I'm often listed as black and latino on forms and whatnot. The funny thing is, my DNA profile say's I'm 60% European and 30% black. However, seems like most people in America bucket me under black-latino. That said, when forms say "check all that apply" I select both white and black along with Latino/hispanic. :lol: It's a fucking mess, and shows what a silly thing this whole race thing is to start with. Those forms confuse the shit out of me, and often i just don't fill out anything.



@Tainari88,

Fun fact I've never shared.

I'm part of a multi-year study by the census bureau. For the last 15 years, I get a questionnaire from the census bureau every year or so. Basically, they are following my life. They ask me about my family, my kids, and most of all, my education, job, and income levels. It's part of a study where they are trying to track and understand people's (mostly financial) success long term.

I was selected because in college I worked on an NSF grant project, and somehow that put my name on a list that I was selected from.
#15279295
Rancid wrote:Or are you making some sort of social commentary that anyone who is middle class is by default white even if they are not?

I'm not understanding you here.

You pretty much are, actually.

Rancid wrote:I have beautiful mocha/brown skin.

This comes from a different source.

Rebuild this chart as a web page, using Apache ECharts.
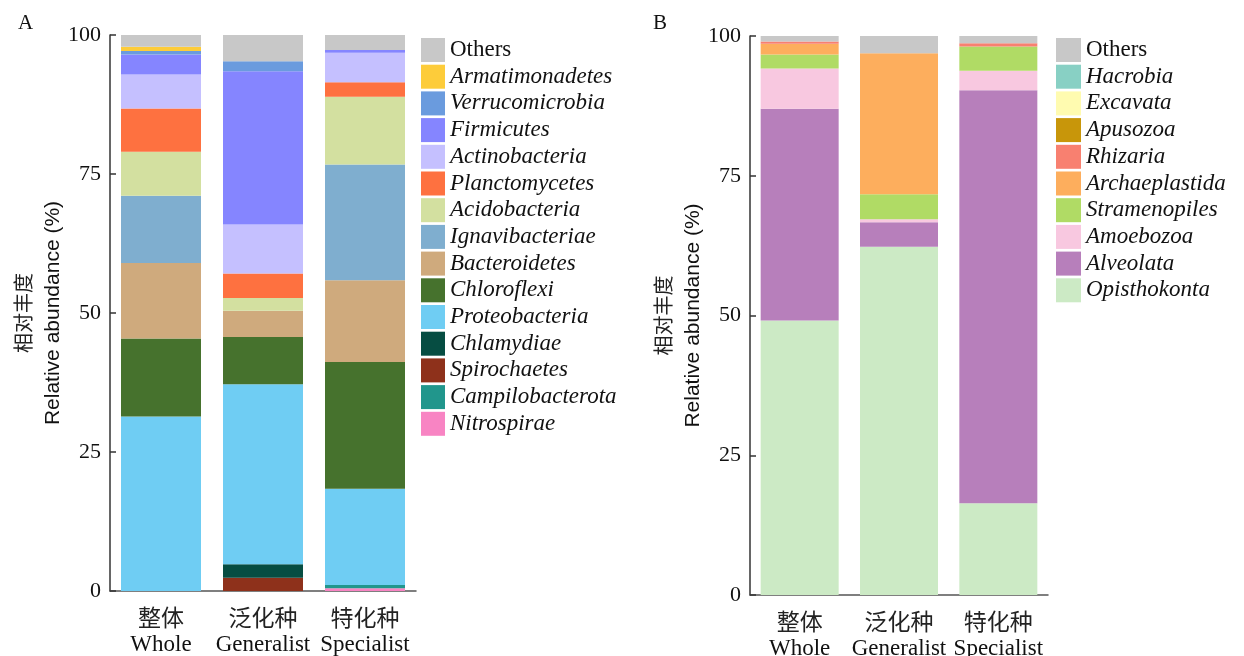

Your skin-colour may not be white but your mind-colour rather is. And I don't mean you're innocent. ;)
#15279298
Rancid wrote:Correct.

I'm often listed as black and latino on forms and whatnot. The funny thing is, my DNA profile say's I'm 60% European and 30% black. However, seems like most people in America bucket me under black-latino. That said, when forms say "check all that apply" I select both white and black along with Latino/hispanic. :lol: It's a fucking mess, and shows what a silly thing this whole race thing is to start with. Those forms confuse the shit out of me, and often i just don't fill out anything.


Indeed.

A minor correction, indigenous persons from Latin America would in theory count as Native American under the federal government's definitions (1997 OMB's revision) - but they should be able to name their tribe of origin, and I don't think those are federally recognized since they're in the US. For the average Joe though I'm pretty sure indigenous Latin American persons would just be Latinos while those Latinos with a fair skin could be plausibly considered to be both (same for Spaniards to some extent, they could be confused for Latinos).
#15279302
Rancid wrote:Correct.

I'm often listed as black and latino on forms and whatnot. The funny thing is, my DNA profile say's I'm 60% European and 30% black. However, seems like most people in America bucket me under black-latino. That said, when forms say "check all that apply" I select both white and black along with Latino/hispanic. :lol:

How the hell am I supposed to figure out how to treat you as a human being if I can't figure out what race you are?